Suppressing cation segregation on lanthanum-based perovskite oxides to enhance the stability of solid oxide fuel cell cathodes

The slow rate of oxygen reduction reaction (ORR) at the cathode side has been considered as a scientific challenge to improve the overall performance of solid oxide fuel cell (SOFC). Unfortunately, dopant cation enrichment on the surface of perovskite-type cathode materials often leads directly to the reduction in activity and stability of ORR. For this reason, we quantitatively assessed the main driving force of dopant segregation on LaBO 3 (001) surfaces (B = Cr 0.50 Mn 0.50 , Mn, Fe, Co 0.25 Fe 0.75 , Co, and Ni) using density functional theory (DFT) calculations. Based on our findings, the minimization of elastic energy, which is closely related to the size of both A-site and B-site cations, plays an important role on the A-site dopant segregation. The degree of dopant segregation can be controlled by the proper choice of cations contained in LaBO 3 -type perovskite oxides.
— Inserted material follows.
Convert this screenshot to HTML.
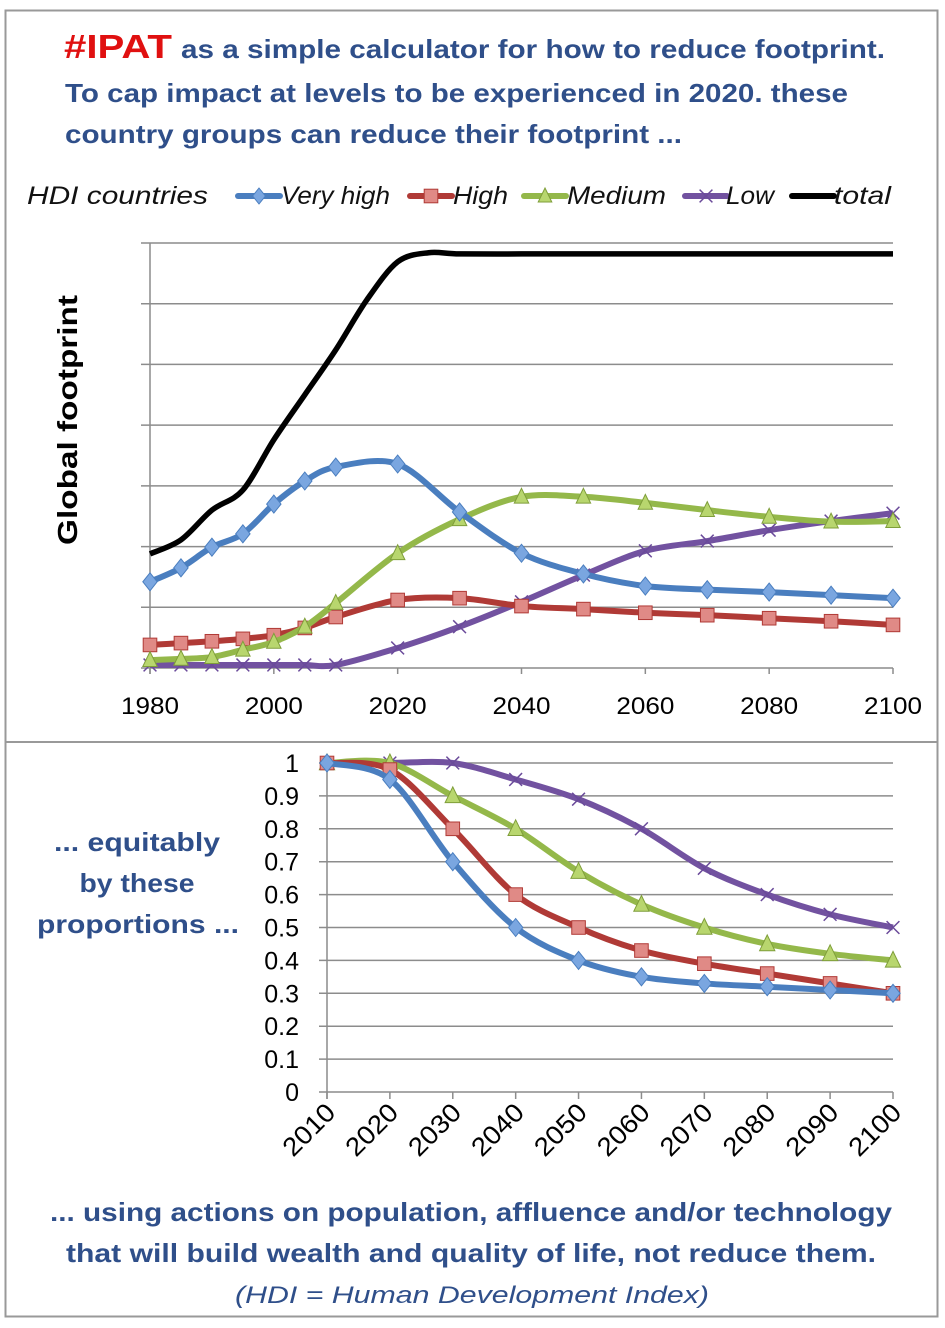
<!DOCTYPE html>
<html><head><meta charset="utf-8"><style>
html,body{margin:0;padding:0;background:#fff;}
svg{display:block;font-family:"Liberation Sans",sans-serif;}
</style></head><body>
<svg id="root" width="945" height="1328" viewBox="0 0 945 1328">
<rect x="5.5" y="10.5" width="932" height="1306" fill="#fff" stroke="#999" stroke-width="2"/>
<line x1="5" y1="742" x2="937" y2="742" stroke="#999" stroke-width="2"/>

<g font-weight="bold" fill="#2f4f8a">
<text x="64" y="58"><tspan fill="#e01010" font-size="33" textLength="108" lengthAdjust="spacingAndGlyphs">#IPAT</tspan><tspan x="181" font-size="26" textLength="704" lengthAdjust="spacingAndGlyphs">as a simple calculator for how to reduce footprint.</tspan></text>
<text x="65" y="102" font-size="26" textLength="783" lengthAdjust="spacingAndGlyphs">To cap impact at levels to be experienced in 2020. these</text>
<text x="65" y="143" font-size="26" textLength="617" lengthAdjust="spacingAndGlyphs">country groups can reduce their footprint ...</text>
</g>

<g id="legend" font-style="italic" font-size="25" fill="#111">
<text x="27" y="204" textLength="181" lengthAdjust="spacingAndGlyphs">HDI countries</text>
</g>

<text transform="translate(77,420) rotate(-90)" text-anchor="middle" font-weight="bold" font-size="28" textLength="250" lengthAdjust="spacingAndGlyphs" fill="#000">Global footprint</text>

<g id="topChart"></g>

<g font-weight="bold" font-size="26" fill="#2f4f8a" text-anchor="middle">
<text x="137" y="851" textLength="166" lengthAdjust="spacingAndGlyphs">... equitably</text>
<text x="137" y="892" textLength="115" lengthAdjust="spacingAndGlyphs">by these</text>
<text x="138" y="933" textLength="202" lengthAdjust="spacingAndGlyphs">proportions ...</text>
</g>

<g id="botChart"></g>

<g font-size="26" fill="#2f4f8a" text-anchor="middle">
<text x="471" y="1221" font-weight="bold" textLength="842" lengthAdjust="spacingAndGlyphs">... using actions on population, affluence and/or technology</text>
<text x="471" y="1262" font-weight="bold" textLength="810" lengthAdjust="spacingAndGlyphs">that will build wealth and quality of life, not reduce them.</text>
<text x="472" y="1303" font-style="italic" font-size="24" textLength="474" lengthAdjust="spacingAndGlyphs">(HDI = Human Development Index)</text>
</g>
</svg>
<script>
// ---- Top chart data ----
const topYears = [1980,1985,1990,1995,2000,2005,2010,2020,2030,2040,2050,2060,2070,2080,2090,2100];
const veryHighFoot = [1.42,1.65,1.99,2.21,2.70,3.08,3.31,3.36,2.57,1.89,1.55,1.35,1.29,1.25,1.20,1.15];
const highFoot = [0.38,0.41,0.44,0.48,0.54,0.66,0.84,1.12,1.15,1.02,0.97,0.91,0.87,0.82,0.77,0.71];
const mediumFoot = [0.13,0.15,0.18,0.30,0.43,0.68,1.07,1.89,2.45,2.82,2.82,2.72,2.60,2.49,2.41,2.42];
const lowFoot = [0.05,0.05,0.05,0.05,0.05,0.05,0.05,0.33,0.68,1.09,1.53,1.93,2.09,2.27,2.42,2.55];
const totalYears = [1980,1985,1990,1995,2000,2005,2010,2015,2020,2025,2030,2040,2050,2060,2070,2080,2090,2100];
const totalFoot = [1.88,2.11,2.60,2.93,3.76,4.50,5.24,6.06,6.69,6.84,6.82,6.82,6.82,6.82,6.82,6.82,6.82,6.82];
const topTickLabels = ["1980","2000","2020","2040","2060","2080","2100"];
const topGridCount = 7;
// ---- Bottom chart data ----
const botYears = [2010,2020,2030,2040,2050,2060,2070,2080,2090,2100];
const veryHighProp = [1,0.95,0.70,0.50,0.40,0.35,0.33,0.32,0.31,0.30];
const highProp = [1,0.98,0.80,0.60,0.50,0.43,0.39,0.36,0.33,0.30];
const mediumProp = [1,1,0.90,0.80,0.67,0.57,0.50,0.45,0.42,0.40];
const lowProp = [1,1,1,0.95,0.89,0.80,0.68,0.60,0.54,0.50];
const botYTicks = ["0","0.1","0.2","0.3","0.4","0.5","0.6","0.7","0.8","0.9","1"];

const NS="http://www.w3.org/2000/svg";
function mk(tag,attrs,parent){const e=document.createElementNS(NS,tag);for(const k in attrs)e.setAttribute(k,attrs[k]);if(parent)parent.appendChild(e);return e;}
function smooth(pts){
  let d="M"+pts[0][0]+","+pts[0][1];
  for(let i=0;i<pts.length-1;i++){
    const p0=pts[i-1]||pts[i],p1=pts[i],p2=pts[i+1],p3=pts[i+2]||p2;
    const t=0.16;
    const c1=[p1[0]+(p2[0]-p0[0])*t,p1[1]+(p2[1]-p0[1])*t];
    const c2=[p2[0]-(p3[0]-p1[0])*t,p2[1]-(p3[1]-p1[1])*t];
    d+=" C"+c1[0]+","+c1[1]+" "+c2[0]+","+c2[1]+" "+p2[0]+","+p2[1];
  }
  return d;
}
const styles={vh:{c:"#4a7ebf",f:"#7aa6e0"},h:{c:"#b03a36",f:"#e08a86"},m:{c:"#94b84a",f:"#b8d66e"},l:{c:"#7252a0",f:"#7252a0"}};
function marker(g,type,x,y,s){
  const st=styles[type];
  if(type==="vh"){return mk("path",{d:`M${x},${y-s} L${x+s*0.8},${y} L${x},${y+s} L${x-s*0.8},${y} Z`,fill:st.f,stroke:"#4a7ebf","stroke-width":1},g);}
  if(type==="h"){return mk("rect",{x:x-s*0.85,y:y-s*0.85,width:s*1.7,height:s*1.7,fill:st.f,stroke:"#b03a36","stroke-width":1},g);}
  if(type==="m"){return mk("path",{d:`M${x},${y-s} L${x+s*0.85},${y+s*0.75} L${x-s*0.85},${y+s*0.75} Z`,fill:st.f,stroke:"#7f9e3a","stroke-width":1},g);}
  return mk("path",{d:`M${x-s*0.8},${y-s*0.8} L${x+s*0.8},${y+s*0.8} M${x+s*0.8},${y-s*0.8} L${x-s*0.8},${y+s*0.8}`,stroke:"#6a4a9a","stroke-width":1.5,fill:"none"},g);
}

// Legend
const lgG=document.getElementById("legend");
const legItems=[["vh","Very high",238,281,109],["h","High",410,453,55],["m","Medium",524,567,99],["l","Low",685,726,48],["t","total",792,834,57]];
legItems.forEach(([t,label,x0,tx0,w])=>{
  const g=mk("g",{},lgG);
  
  
  mk("line",{x1:x0,y1:196,x2:x0+42,y2:196,stroke:t==="t"?"#000":styles[t].c,"stroke-width":6,"stroke-linecap":"round"},g);
  if(t!=="t")marker(g,t,x0+21,196,8);
  const te=mk("text",{x:tx0,y:204,textLength:w,lengthAdjust:"spacingAndGlyphs"},g);te.textContent=label;
});

// Top chart
const topG=document.getElementById("topChart");
const tX0=150,tX1=893,tY0=668,tYTop=243;
const txf=y=>tX0+(y-1980)/(2100-1980)*(tX1-tX0);
const tyf=v=>tY0-v/topGridCount*(tY0-tYTop);
for(let i=0;i<=topGridCount;i++){
  const l=mk("line",{x1:141,x2:tX1,y1:tyf(i),y2:tyf(i),stroke:"#8c8c8c","stroke-width":1.5},topG);
  
  
}
mk("line",{x1:tX0,x2:tX0,y1:tYTop,y2:tY0+6,stroke:"#8c8c8c","stroke-width":1.5},topG);
topTickLabels.forEach(lab=>{
  const x=txf(+lab);
  mk("line",{x1:x,x2:x,y1:tY0,y2:tY0+6,stroke:"#8c8c8c","stroke-width":1.5},topG);
  const t=mk("text",{x:x,y:714,"text-anchor":"middle","font-size":24,textLength:58,lengthAdjust:"spacingAndGlyphs",fill:"#000"},topG);
  t.textContent=lab;
  
  
});
function series(g,xs,vals,xf,yf,type,name,mSize){
  const pts=xs.map((x,i)=>[xf(x),yf(vals[i])]);
  const sg=mk("g",{},g);
  
  
  if(type==="t"){
    mk("path",{d:smooth(pts),fill:"none",stroke:"#000","stroke-width":5.5},sg);
    return;
  }
  mk("path",{d:smooth(pts),fill:"none",stroke:styles[type].c,"stroke-width":6,"stroke-linejoin":"round"},sg);
  pts.forEach(p=>{const m=marker(sg,type,p[0],p[1],mSize);});
}
series(topG,totalYears,totalFoot,txf,tyf,"t","total-line",0);
series(topG,topYears,lowFoot,txf,tyf,"l","low-line",8);
series(topG,topYears,highFoot,txf,tyf,"h","high-line",8);
series(topG,topYears,mediumFoot,txf,tyf,"m","medium-line",8.5);
series(topG,topYears,veryHighFoot,txf,tyf,"vh","very-high-line",9);

// Bottom chart
const botG=document.getElementById("botChart");
const bX0=327,bX1=893,bY0=1092,bY1=763;
const bxf=y=>bX0+(y-2010)/(2100-2010)*(bX1-bX0);
const byf=v=>bY0-v*(bY0-bY1);
botYTicks.forEach(lab=>{
  const y=byf(+lab);
  const l=mk("line",{x1:319,x2:bX1,y1:y,y2:y,stroke:"#8c8c8c","stroke-width":1.5},botG);
  
  
  const t=mk("text",{x:299,y:y+9,"text-anchor":"end","font-size":25,fill:"#000"},botG);
  t.textContent=lab;
  
  
});
mk("line",{x1:bX0,x2:bX0,y1:bY1,y2:bY0+7,stroke:"#8c8c8c","stroke-width":1.5},botG);
botYears.forEach(yr=>{
  const x=bxf(yr);
  mk("line",{x1:x,x2:x,y1:bY0,y2:bY0+7,stroke:"#8c8c8c","stroke-width":1.5},botG);
  const t=mk("text",{x:0,y:0,"text-anchor":"end","font-size":26,textLength:62,lengthAdjust:"spacingAndGlyphs",fill:"#000",transform:`translate(${x+10},${bY0+22}) rotate(-45)`},botG);
  t.textContent=String(yr);
  
  
});
series(botG,botYears,lowProp,bxf,byf,"l","low-proportion-line",8);
series(botG,botYears,mediumProp,bxf,byf,"m","medium-proportion-line",9);
series(botG,botYears,highProp,bxf,byf,"h","high-proportion-line",8);
series(botG,botYears,veryHighProp,bxf,byf,"vh","very-high-proportion-line",9);
</script>
</body></html>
We therefore suggest a valuable principle that can be applied to design high performance cathode materials by suppressing the dopant cation enrichment at the surface. Relieving the elastic interaction, which is a key origin of dopant segregation on the surface of LaBO 3 -type perovskites, by using the proper A- and B-site cations is a way to suppress the dopant segregation which often degrades SOFC performance.